[Entries with chart source code]
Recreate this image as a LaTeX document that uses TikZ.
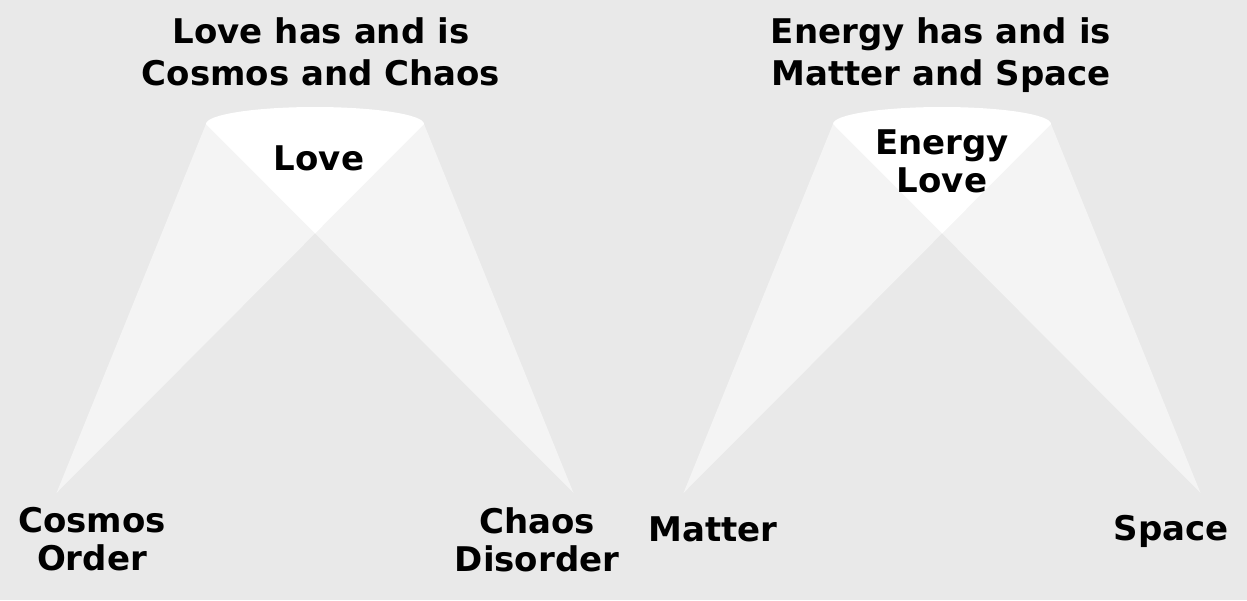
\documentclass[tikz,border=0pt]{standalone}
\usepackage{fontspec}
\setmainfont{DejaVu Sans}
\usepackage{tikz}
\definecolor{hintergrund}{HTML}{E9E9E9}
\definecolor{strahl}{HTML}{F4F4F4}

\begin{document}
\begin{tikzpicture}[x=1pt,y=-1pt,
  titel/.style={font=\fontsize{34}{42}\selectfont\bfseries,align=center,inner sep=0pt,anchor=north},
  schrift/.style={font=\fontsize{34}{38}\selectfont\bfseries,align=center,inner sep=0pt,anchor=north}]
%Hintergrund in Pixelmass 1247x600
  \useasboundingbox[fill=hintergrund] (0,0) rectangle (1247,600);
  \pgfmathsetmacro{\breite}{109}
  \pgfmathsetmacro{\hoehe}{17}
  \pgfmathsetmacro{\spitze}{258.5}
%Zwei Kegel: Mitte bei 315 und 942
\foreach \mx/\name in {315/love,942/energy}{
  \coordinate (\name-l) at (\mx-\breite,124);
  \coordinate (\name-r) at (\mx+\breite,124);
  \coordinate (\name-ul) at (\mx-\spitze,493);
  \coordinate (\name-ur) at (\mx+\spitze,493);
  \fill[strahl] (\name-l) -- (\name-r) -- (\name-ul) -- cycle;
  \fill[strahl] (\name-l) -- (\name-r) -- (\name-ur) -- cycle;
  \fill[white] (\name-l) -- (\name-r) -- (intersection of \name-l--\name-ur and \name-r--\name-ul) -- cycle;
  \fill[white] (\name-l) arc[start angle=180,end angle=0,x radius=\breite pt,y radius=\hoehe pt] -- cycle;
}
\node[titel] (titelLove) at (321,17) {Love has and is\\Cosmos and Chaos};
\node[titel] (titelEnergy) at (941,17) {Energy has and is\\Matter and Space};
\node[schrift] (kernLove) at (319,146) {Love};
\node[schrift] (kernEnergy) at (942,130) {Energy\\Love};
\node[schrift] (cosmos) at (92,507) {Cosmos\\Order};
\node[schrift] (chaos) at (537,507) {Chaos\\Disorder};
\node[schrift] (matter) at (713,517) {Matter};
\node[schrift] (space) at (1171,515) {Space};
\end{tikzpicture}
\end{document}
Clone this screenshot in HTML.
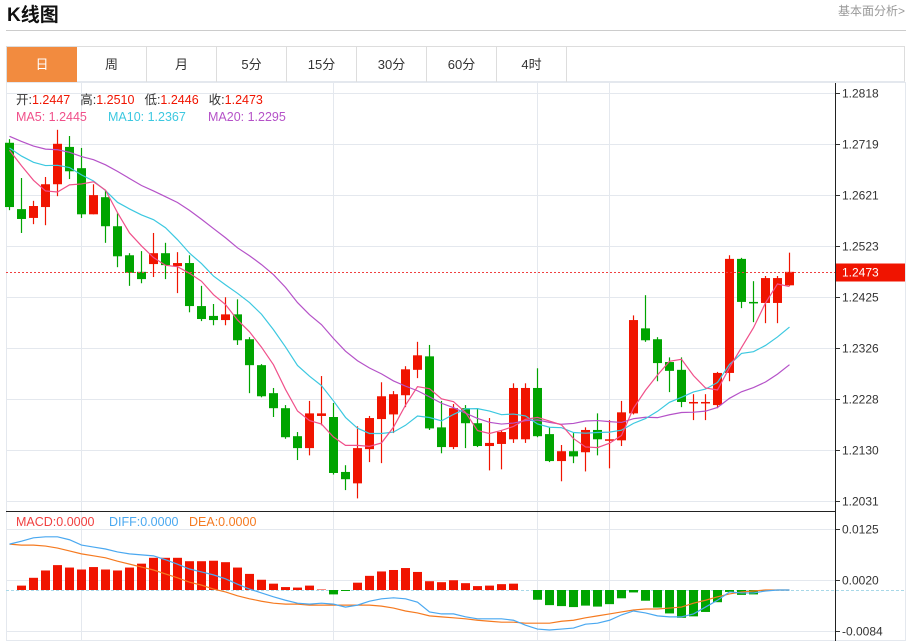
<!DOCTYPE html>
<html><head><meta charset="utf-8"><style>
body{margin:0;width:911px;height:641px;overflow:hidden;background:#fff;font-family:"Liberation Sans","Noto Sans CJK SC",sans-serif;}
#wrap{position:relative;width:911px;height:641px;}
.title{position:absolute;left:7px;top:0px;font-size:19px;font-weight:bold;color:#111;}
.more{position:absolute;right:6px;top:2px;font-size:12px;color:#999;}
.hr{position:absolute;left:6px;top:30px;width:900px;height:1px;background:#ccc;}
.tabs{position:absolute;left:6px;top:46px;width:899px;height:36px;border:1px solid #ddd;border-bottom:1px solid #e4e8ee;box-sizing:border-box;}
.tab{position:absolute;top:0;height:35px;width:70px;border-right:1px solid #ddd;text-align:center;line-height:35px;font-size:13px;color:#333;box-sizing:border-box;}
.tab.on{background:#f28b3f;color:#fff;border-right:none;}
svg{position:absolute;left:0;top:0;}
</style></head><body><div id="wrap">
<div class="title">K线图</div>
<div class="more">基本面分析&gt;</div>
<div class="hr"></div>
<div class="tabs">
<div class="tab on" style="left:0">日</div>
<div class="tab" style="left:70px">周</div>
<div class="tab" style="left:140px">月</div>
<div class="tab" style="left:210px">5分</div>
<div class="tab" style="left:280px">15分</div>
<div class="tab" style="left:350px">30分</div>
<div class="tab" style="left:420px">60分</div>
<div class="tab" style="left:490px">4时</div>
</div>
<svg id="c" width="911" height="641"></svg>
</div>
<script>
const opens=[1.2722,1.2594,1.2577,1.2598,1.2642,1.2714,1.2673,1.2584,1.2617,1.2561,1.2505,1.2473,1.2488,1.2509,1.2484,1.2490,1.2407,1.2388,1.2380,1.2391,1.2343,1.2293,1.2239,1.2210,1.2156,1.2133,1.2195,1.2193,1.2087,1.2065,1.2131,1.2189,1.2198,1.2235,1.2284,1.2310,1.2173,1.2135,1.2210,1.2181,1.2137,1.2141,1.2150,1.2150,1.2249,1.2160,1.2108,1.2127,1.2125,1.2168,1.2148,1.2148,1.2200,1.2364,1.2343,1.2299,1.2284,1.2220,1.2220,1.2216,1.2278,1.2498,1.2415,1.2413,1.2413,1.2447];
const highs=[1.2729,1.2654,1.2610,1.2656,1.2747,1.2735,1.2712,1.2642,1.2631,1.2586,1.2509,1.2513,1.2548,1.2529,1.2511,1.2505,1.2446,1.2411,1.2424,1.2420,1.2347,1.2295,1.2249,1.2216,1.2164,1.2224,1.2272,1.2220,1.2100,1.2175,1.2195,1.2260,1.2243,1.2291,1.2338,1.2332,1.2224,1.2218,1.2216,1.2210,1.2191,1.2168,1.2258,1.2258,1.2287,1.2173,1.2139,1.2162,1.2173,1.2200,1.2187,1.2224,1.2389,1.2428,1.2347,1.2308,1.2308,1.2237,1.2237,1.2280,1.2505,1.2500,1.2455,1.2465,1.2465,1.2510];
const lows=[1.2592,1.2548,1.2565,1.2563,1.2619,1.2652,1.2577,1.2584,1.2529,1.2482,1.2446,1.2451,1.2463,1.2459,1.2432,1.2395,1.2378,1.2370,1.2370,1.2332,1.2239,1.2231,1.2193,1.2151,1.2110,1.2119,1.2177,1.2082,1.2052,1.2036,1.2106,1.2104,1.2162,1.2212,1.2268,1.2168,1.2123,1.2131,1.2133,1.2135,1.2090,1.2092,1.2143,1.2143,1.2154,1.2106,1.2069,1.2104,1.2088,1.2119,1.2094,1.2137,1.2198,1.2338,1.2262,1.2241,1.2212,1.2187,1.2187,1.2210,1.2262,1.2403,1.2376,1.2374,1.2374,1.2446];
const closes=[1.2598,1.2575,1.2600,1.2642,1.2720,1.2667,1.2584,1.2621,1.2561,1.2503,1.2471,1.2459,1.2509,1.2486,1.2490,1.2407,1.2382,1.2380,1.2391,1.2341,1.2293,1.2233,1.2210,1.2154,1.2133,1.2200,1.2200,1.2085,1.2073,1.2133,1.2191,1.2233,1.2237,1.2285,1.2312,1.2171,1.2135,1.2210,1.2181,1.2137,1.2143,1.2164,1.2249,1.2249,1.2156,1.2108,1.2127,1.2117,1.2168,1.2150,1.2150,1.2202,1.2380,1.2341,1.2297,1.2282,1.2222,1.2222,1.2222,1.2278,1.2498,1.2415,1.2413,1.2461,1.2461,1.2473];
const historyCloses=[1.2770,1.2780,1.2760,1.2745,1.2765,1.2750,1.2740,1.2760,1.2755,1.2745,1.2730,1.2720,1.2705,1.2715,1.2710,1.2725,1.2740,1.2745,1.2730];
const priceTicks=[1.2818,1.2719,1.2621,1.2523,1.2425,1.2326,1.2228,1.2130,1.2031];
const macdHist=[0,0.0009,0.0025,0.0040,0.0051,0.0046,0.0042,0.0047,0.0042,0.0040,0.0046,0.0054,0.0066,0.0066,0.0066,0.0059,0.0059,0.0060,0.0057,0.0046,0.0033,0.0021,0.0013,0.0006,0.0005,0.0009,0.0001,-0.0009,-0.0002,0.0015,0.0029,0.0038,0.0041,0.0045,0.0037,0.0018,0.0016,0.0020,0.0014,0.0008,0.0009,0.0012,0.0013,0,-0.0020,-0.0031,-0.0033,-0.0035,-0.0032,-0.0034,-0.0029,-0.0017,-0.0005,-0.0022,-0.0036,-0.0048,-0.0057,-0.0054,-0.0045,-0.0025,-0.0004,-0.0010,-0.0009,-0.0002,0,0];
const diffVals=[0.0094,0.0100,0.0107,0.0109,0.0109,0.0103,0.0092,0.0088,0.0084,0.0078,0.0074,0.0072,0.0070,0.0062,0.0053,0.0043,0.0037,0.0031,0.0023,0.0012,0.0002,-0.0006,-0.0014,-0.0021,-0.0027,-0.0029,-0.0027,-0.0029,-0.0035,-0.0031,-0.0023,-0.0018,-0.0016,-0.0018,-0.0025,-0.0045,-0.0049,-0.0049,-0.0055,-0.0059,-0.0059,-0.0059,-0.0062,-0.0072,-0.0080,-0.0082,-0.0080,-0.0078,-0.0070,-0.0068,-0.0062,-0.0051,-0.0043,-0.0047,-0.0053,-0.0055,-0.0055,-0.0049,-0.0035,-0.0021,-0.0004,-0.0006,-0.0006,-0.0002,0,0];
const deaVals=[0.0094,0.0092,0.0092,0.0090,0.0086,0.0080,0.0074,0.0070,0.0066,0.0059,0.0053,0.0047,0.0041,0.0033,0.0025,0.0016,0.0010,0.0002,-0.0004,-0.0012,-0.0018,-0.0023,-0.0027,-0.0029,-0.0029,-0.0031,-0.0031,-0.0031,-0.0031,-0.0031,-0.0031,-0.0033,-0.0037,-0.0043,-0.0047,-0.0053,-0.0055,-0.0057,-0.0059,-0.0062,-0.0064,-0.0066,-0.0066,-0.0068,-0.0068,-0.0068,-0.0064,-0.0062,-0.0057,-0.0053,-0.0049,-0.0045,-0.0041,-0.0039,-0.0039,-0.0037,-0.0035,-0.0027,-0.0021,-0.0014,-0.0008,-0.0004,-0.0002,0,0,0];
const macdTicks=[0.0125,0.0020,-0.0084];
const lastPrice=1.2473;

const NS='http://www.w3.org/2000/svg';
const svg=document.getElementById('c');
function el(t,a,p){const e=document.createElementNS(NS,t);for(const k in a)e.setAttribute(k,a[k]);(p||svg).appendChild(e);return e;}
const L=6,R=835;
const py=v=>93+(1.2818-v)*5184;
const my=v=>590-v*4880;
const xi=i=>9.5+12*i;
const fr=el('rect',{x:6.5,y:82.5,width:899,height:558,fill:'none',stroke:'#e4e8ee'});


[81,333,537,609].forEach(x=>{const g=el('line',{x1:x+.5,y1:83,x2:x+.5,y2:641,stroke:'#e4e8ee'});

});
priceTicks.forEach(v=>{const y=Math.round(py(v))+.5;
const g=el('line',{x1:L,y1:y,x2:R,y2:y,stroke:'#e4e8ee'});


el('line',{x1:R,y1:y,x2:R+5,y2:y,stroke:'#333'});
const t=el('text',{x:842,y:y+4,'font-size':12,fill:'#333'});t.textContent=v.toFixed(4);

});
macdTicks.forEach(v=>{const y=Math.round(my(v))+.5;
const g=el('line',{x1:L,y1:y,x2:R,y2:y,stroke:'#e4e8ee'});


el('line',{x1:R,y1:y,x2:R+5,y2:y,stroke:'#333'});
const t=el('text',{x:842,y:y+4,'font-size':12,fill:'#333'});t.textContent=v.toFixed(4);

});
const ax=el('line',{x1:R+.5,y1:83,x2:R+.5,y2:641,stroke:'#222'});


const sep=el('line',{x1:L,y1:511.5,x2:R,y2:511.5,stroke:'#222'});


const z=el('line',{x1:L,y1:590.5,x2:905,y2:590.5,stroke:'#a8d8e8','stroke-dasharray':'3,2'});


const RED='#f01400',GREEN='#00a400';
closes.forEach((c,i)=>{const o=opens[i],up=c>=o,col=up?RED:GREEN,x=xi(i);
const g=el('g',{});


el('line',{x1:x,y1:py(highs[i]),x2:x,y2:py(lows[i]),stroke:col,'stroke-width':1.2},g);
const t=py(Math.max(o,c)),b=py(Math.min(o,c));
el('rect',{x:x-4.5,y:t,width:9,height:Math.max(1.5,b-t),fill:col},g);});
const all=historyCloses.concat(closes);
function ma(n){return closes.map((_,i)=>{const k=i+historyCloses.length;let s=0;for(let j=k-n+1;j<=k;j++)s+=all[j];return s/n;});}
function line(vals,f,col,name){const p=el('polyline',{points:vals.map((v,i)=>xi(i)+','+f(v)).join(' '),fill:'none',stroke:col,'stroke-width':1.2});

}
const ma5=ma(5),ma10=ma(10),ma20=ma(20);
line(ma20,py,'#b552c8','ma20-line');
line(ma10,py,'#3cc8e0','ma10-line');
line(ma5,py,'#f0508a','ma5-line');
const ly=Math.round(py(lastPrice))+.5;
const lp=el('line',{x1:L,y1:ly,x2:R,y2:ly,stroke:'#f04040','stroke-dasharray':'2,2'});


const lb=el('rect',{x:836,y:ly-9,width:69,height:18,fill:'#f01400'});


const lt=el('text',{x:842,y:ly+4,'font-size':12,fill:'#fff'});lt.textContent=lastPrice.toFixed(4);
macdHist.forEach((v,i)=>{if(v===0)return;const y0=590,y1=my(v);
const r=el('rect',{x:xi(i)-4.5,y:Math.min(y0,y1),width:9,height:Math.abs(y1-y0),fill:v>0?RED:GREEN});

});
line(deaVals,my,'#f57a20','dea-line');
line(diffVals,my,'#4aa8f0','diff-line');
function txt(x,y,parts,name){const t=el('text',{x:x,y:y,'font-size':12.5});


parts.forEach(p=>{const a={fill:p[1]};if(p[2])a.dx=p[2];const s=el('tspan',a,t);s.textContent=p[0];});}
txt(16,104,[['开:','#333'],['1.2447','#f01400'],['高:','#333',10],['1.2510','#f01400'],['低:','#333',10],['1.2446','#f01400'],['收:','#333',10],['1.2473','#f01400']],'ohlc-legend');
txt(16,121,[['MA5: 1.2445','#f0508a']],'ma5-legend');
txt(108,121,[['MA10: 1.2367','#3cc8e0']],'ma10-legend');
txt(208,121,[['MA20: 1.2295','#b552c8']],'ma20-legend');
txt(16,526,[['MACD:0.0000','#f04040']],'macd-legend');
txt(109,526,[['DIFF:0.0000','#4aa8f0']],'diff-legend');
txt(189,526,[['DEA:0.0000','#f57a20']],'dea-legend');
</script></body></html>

Given task » Pick out the lines that include the word "this" and write them out.

Result of the task »
Recreate this image as a LaTeX document that uses TikZ.
Clone this screenshot in HTML.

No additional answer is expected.